Quarterly Earnings Calls provide a forum for company management to summarise their recent performance and answer questions from all interested parties (institutional investors, analysts, etc.) about the fundamental health and future prospects of the company.
Fundamental analysts and investors aren't the only ones listening to calls. Over the last 5+ years, text-mining models (often deployed by "quants") have joined the conversation. While I have yet to hear a robot ask a question, I have first hand experience documenting how effectively a well-trained machine can tease out subtle, yet economically valuable patterns in the dialogue.
Thousands of conference calls occur worldwide every quarter, and even the most accomplished analysts have finite capacity to consistently absorb and process the information load; it would take one person more than 700 days—24 hours a day—to listen to a year’s worth of earnings calls.
While text-mining machines and fundamental analysts may have wildly different approaches to "note-taking", the basic motivations are strikingly similar: calls provide investors with valuable context beyond reported numbers.
Source Data: www.fool.com
As far as I can tell, there are two main publicly available sources for conference call transcripts: Seeking Alpha and Motley Fool. Seeking Alpha has a great history, but is behind a paywall and the data isn't too neatly organized. Motley Fool has a short-ish history (2017-Present), but the data is free and clean, and so we have our winner. :)

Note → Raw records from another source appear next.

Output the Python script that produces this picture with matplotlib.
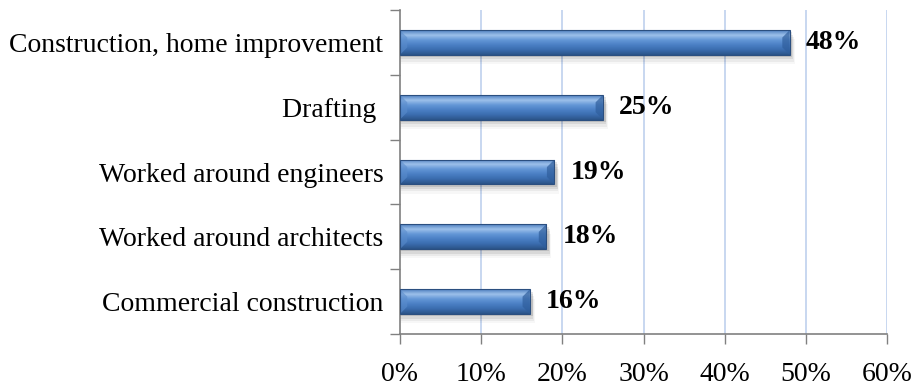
import numpy as np
import matplotlib
matplotlib.use("Agg")
import matplotlib.pyplot as plt
from matplotlib.patches import Rectangle, Polygon
from matplotlib.colors import LinearSegmentedColormap

# 数据
categories = ["Commercial construction", "Worked around architects",
              "Worked around engineers", "Drafting ", "Construction, home improvement"]
values = [16, 18, 19, 25, 48]
xticks = [0, 10, 20, 30, 40, 50, 60]

plt.rcParams["font.family"] = ["Liberation Serif", "DejaVu Serif"]

BAR_H = 0.38
# 从下(深)到上(浅)
bar_cmap = LinearSegmentedColormap.from_list(
    "bar", ["#2c5488", "#3a6cae", "#4a7fc4", "#6396d6", "#9cc0ea", "#4f80c0"])

fig = plt.figure(figsize=(9.14, 3.87), dpi=100)
ax = fig.add_axes([0.4376, 0.137, 0.5329, 0.837])

ypos = np.arange(len(categories))
ax.set_xlim(0, 60)
ax.set_ylim(-0.5, len(categories) - 0.5)

# 网格线
for xv in xticks[1:]:
    ax.axvline(xv, color="#c4d4ef", lw=1.3, zorder=0)

grad = np.linspace(0, 1, 64).reshape(-1, 1)
for y, v in zip(ypos, values):
    y0, y1 = y - BAR_H / 2, y + BAR_H / 2
    # 阴影
    for i, a in enumerate([0.10, 0.08, 0.05, 0.03]):
        d = 0.03 * (i + 1)
        ax.add_patch(Rectangle((0, y0 - d * 1.2), v + 0.25 + d * 3, BAR_H,
                               color="#000000", alpha=a, lw=0, zorder=1))
    rect = Rectangle((0, y0), v, BAR_H, facecolor="none",
                     edgecolor="#2b4f80", lw=0.8, zorder=4)
    ax.add_patch(rect)
    im = ax.imshow(grad, cmap=bar_cmap, aspect="auto",
                   extent=(0, v, y0, y1), origin="lower", zorder=2)
    im.set_clip_path(rect)
    # 两端斜面
    bw = 0.9
    bh = BAR_H * 0.3
    ax.add_patch(Polygon([(0, y0), (bw, y0 + bh), (bw, y1 - bh), (0, y1)],
                         closed=True, color="#5a8ccc", alpha=0.6, lw=0, zorder=3))
    ax.add_patch(Polygon([(v, y0), (v - bw, y0 + bh), (v - bw, y1 - bh), (v, y1)],
                         closed=True, color="#2f5e9c", alpha=0.7, lw=0, zorder=3))
    ax.text(v + 2.0, y, f"{v}%", va="center", ha="left",
            fontsize=20, fontweight="bold", color="#000000", zorder=5)

ax.set_yticks(ypos)
ax.set_yticklabels(categories, fontsize=20)
ax.set_yticks(np.arange(-0.5, len(categories)), minor=True)
ax.tick_params(axis="y", which="major", length=0, pad=12)
ax.tick_params(axis="y", which="minor", length=7, color="#808080", width=1)

ax.set_xticks(xticks)
ax.set_xticklabels([f"{t}%" for t in xticks], fontsize=20)
ax.tick_params(axis="x", length=7, color="#808080", width=1, pad=13)

for s in ["top", "right"]:
    ax.spines[s].set_visible(False)
for s in ["left", "bottom"]:
    ax.spines[s].set_color("#808080")
    ax.spines[s].set_linewidth(1.2)

fig.savefig("out.png", dpi=100)
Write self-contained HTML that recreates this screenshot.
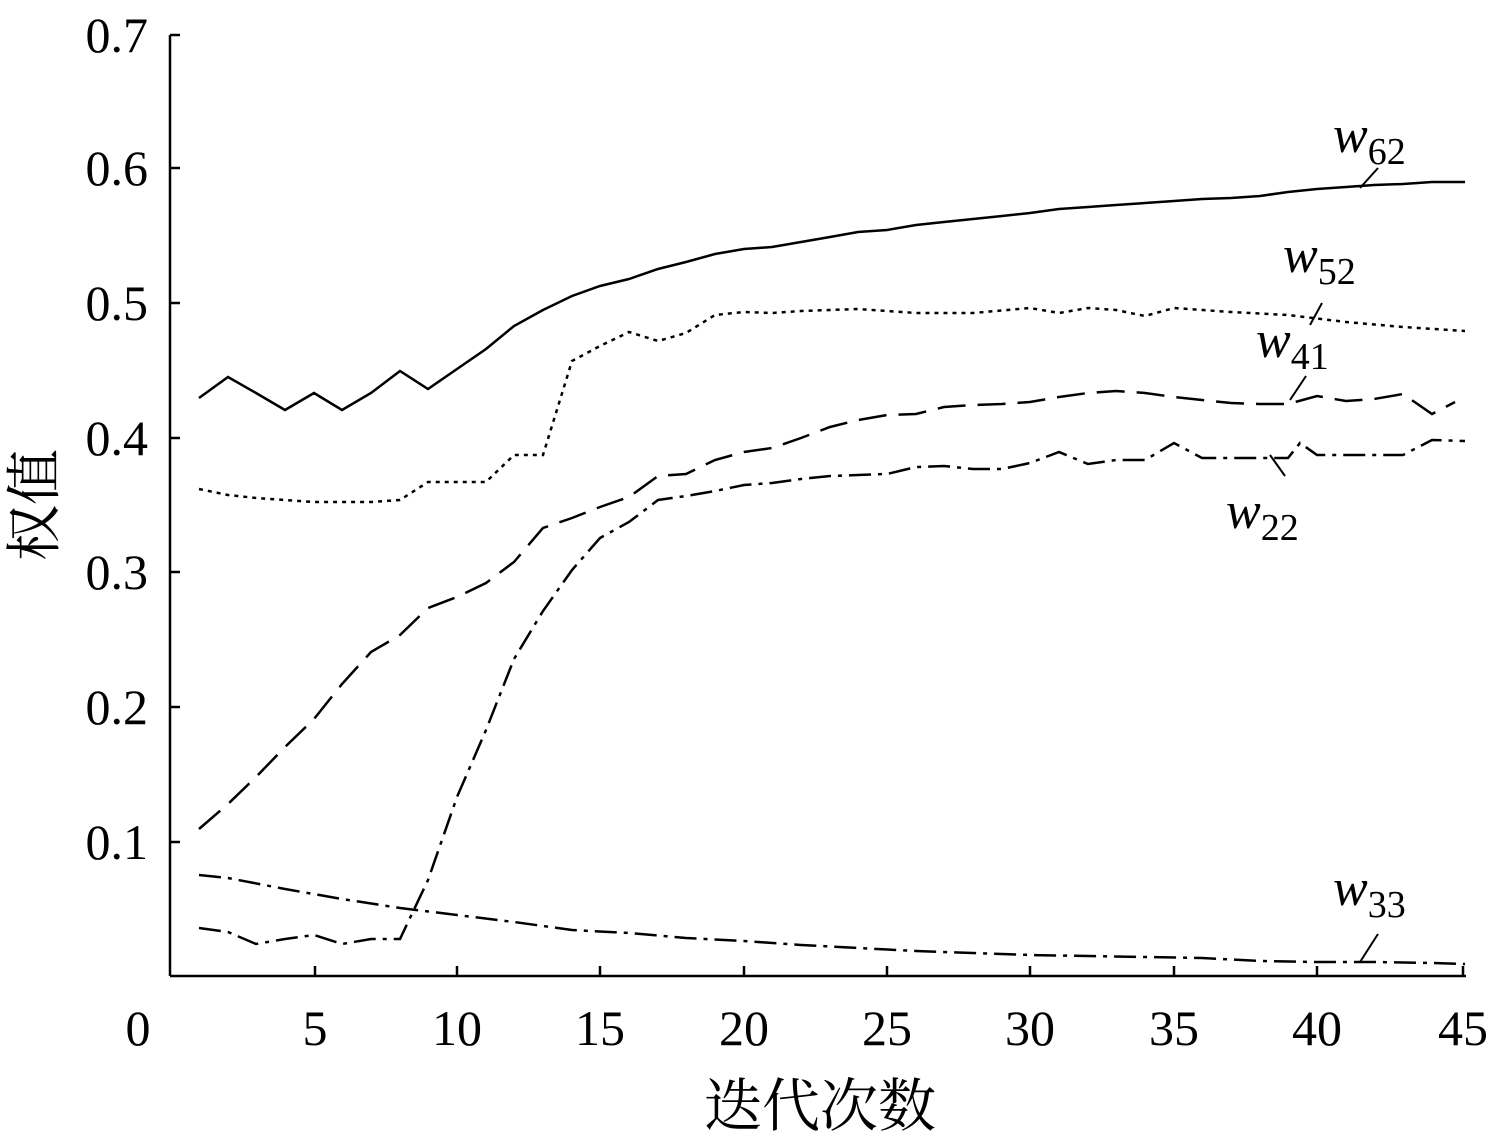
<!DOCTYPE html>
<html><head><meta charset="utf-8"><style>
html,body{margin:0;padding:0;background:#fff;}
svg{display:block;}
text{font-family:"Liberation Serif","Noto Serif CJK SC",serif;fill:#000;}
</style></head><body>
<svg width="1500" height="1136" viewBox="0 0 1500 1136" xmlns="http://www.w3.org/2000/svg">
<g stroke="#000" stroke-width="2.5" fill="none">
<line x1="170" y1="35" x2="170" y2="976"/>
<line x1="170" y1="976" x2="1466" y2="976"/>
<line x1="170" y1="35" x2="180" y2="35"/>
<line x1="170" y1="168" x2="180" y2="168"/>
<line x1="170" y1="303" x2="180" y2="303"/>
<line x1="170" y1="438" x2="180" y2="438"/>
<line x1="170" y1="572" x2="180" y2="572"/>
<line x1="170" y1="707" x2="180" y2="707"/>
<line x1="170" y1="842" x2="180" y2="842"/>
<line x1="315" y1="976" x2="315" y2="966"/>
<line x1="457" y1="976" x2="457" y2="966"/>
<line x1="600" y1="976" x2="600" y2="966"/>
<line x1="744" y1="976" x2="744" y2="966"/>
<line x1="887" y1="976" x2="887" y2="966"/>
<line x1="1030" y1="976" x2="1030" y2="966"/>
<line x1="1174" y1="976" x2="1174" y2="966"/>
<line x1="1317" y1="976" x2="1317" y2="966"/>
<line x1="1463" y1="976" x2="1463" y2="966"/>
</g>
<g font-size="50" text-anchor="end">
<text x="148" y="52">0.7</text><text x="148" y="185">0.6</text><text x="148" y="320">0.5</text>
<text x="148" y="455">0.4</text><text x="148" y="589">0.3</text><text x="148" y="724">0.2</text>
<text x="148" y="859">0.1</text>
</g>
<g font-size="50" text-anchor="middle">
<text x="138" y="1045">0</text><text x="315" y="1045">5</text><text x="457" y="1045">10</text>
<text x="600" y="1045">15</text><text x="744" y="1045">20</text><text x="887" y="1045">25</text>
<text x="1030" y="1045">30</text><text x="1174" y="1045">35</text><text x="1317" y="1045">40</text>
<text x="1463" y="1045">45</text>
<text x="820" y="1126" font-size="58">迭代次数</text>
</g>
<text font-size="56" transform="translate(54,505) rotate(-90)" text-anchor="middle">权值</text>
<g fill="none" stroke="#000" stroke-width="2.5">
<polyline points="199,398 228,377 256,393 285,410 314,393 342,410 371,393 400,371 428,389 457,369 486,349 514,326 543,310 572,296 600,286 629,279 658,269 686,262 715,254 744,249 772,247 801,242 830,237 858,232 887,230 916,225 944,222 973,219 1002,216 1030,213 1059,209 1088,207 1116,205 1145,203 1174,201 1202,199 1231,198 1260,196 1288,192 1317,189 1346,187 1374,185 1403,184 1432,182 1465,182"/>
<polyline stroke-dasharray="4,5" points="199,489 228,495 256,498 285,500 314,502 342,502 371,502 400,500 428,482 457,482 486,482 514,455 543,455 572,361 600,346 629,332 658,341 686,333 715,315 744,312 772,313 801,311 858,309 916,313 973,313 1030,308 1059,313 1088,308 1116,310 1145,316 1174,308 1231,312 1288,315 1346,322 1403,327 1465,331"/>
<polyline stroke-dasharray="28,12" points="199,829 228,804 256,777 285,747 314,719 342,684 371,652 400,635 428,608 457,597 486,583 514,562 543,528 572,518 600,507 629,497 658,476 686,474 715,460 744,452 772,448 801,438 830,427 858,420 887,415 916,414 944,407 973,405 1002,404 1030,402 1059,397 1088,393 1116,391 1145,393 1174,397 1202,400 1231,403 1260,404 1288,404 1317,396 1346,401 1374,399 1403,394 1432,414 1455,402"/>
<polyline stroke-dasharray="22,7,4,7" points="199,928 228,932 256,944 285,939 314,935 342,944 371,939 400,939 428,880 457,797 486,730 514,659 543,611 572,570 600,538 629,522 658,500 686,496 715,491 744,485 772,483 801,479 830,476 858,475 887,474 916,467 944,466 973,469 1002,469 1030,463 1059,452 1088,464 1116,460 1145,460 1174,443 1202,458 1231,458 1260,458 1288,458 1300,443 1317,455 1346,455 1374,455 1403,455 1432,440 1465,441"/>
<polyline stroke-dasharray="22,7,4,7" points="199,875 228,878 285,889 342,899 400,908 457,915 514,922 572,930 629,933 686,938 744,941 801,945 858,948 916,951 973,953 1030,955 1088,956 1145,957 1202,958 1260,961 1317,962 1374,962 1432,963 1465,964"/>
<g stroke-width="2">
<line x1="1360" y1="188" x2="1378" y2="168"/>
<line x1="1310" y1="325" x2="1322" y2="303"/>
<line x1="1290" y1="400" x2="1306" y2="376"/>
<line x1="1285" y1="476" x2="1270" y2="455"/>
<line x1="1360" y1="962" x2="1378" y2="934"/>
</g>
</g>
<g font-size="52" font-style="italic">
<text x="1333" y="152">w<tspan font-size="38" font-style="normal" dy="12">62</tspan></text>
<text x="1283" y="272">w<tspan font-size="38" font-style="normal" dy="12">52</tspan></text>
<text x="1256" y="357">w<tspan font-size="38" font-style="normal" dy="12">41</tspan></text>
<text x="1226" y="528">w<tspan font-size="38" font-style="normal" dy="12">22</tspan></text>
<text x="1333" y="905">w<tspan font-size="38" font-style="normal" dy="12">33</tspan></text>
</g>
</svg>
</body></html>
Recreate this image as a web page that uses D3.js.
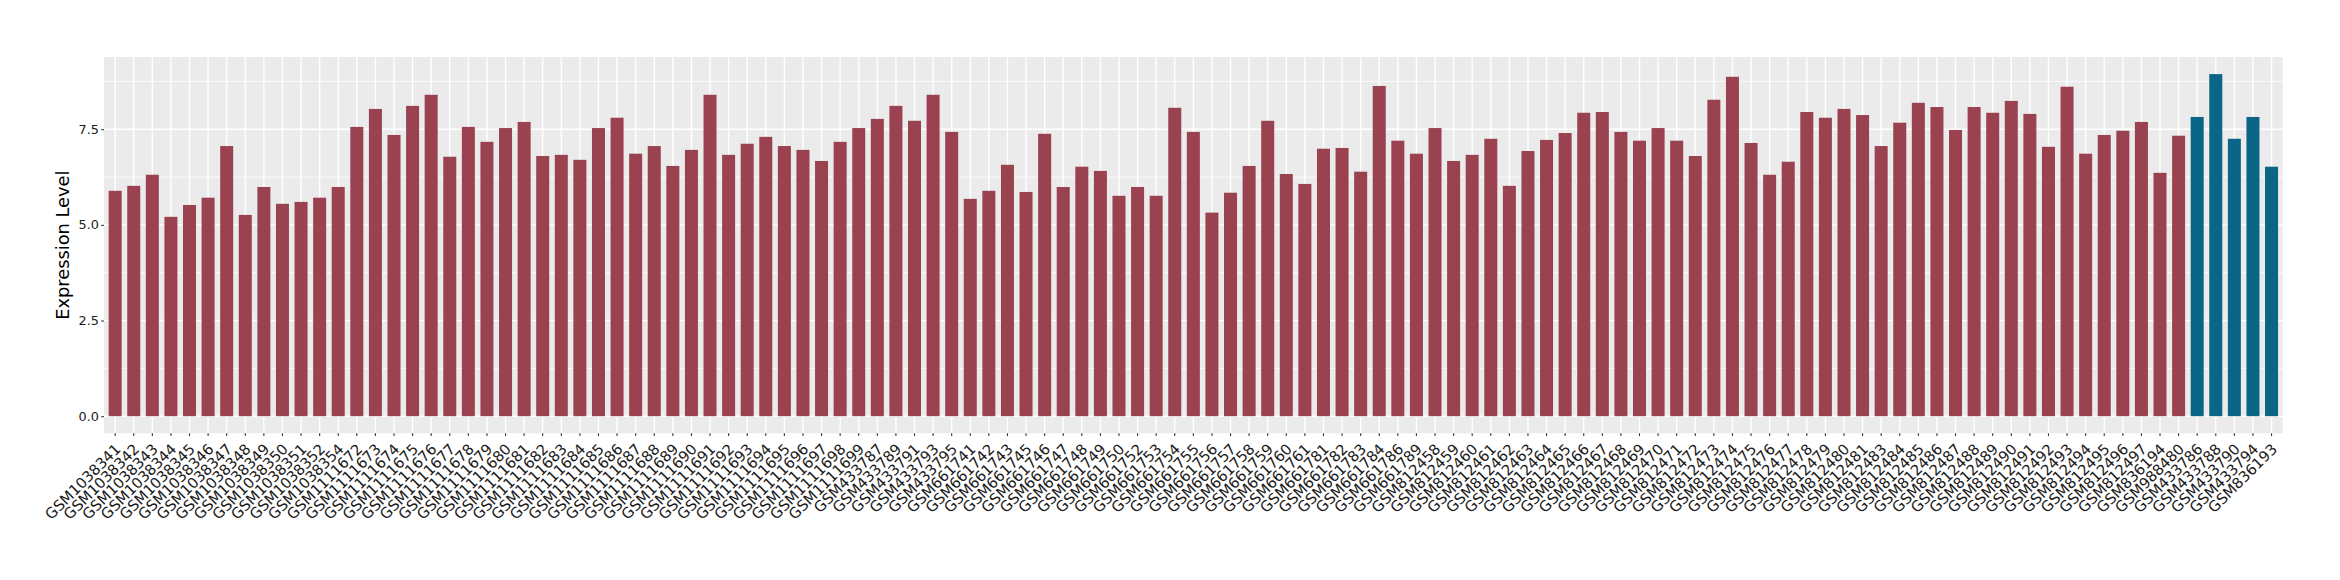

This list is intended to be representive, but not exaustive, of the sorts of opportunities that exist across the data set.
- Sentiment Analysis - is managment optimistic or pessimistic about their future?
- Detection of Managment Manipulation - i.e. the quantification of candor, communication quality, and identification of red-flags
- Identification and Analysis of Thematic Trends - what topics and themes are gaining/losing prominence across the corpus? and what's the sentiment around those topics?
- Whatever your Quant+NLP heart desires - ultimately, this is a data-set not stock-picking model. Like any other model input (cash flows, income statements, etc.), it's only as valuable as how thoughfully and uniqely it's deployed into the investment process.
God speed and good luck!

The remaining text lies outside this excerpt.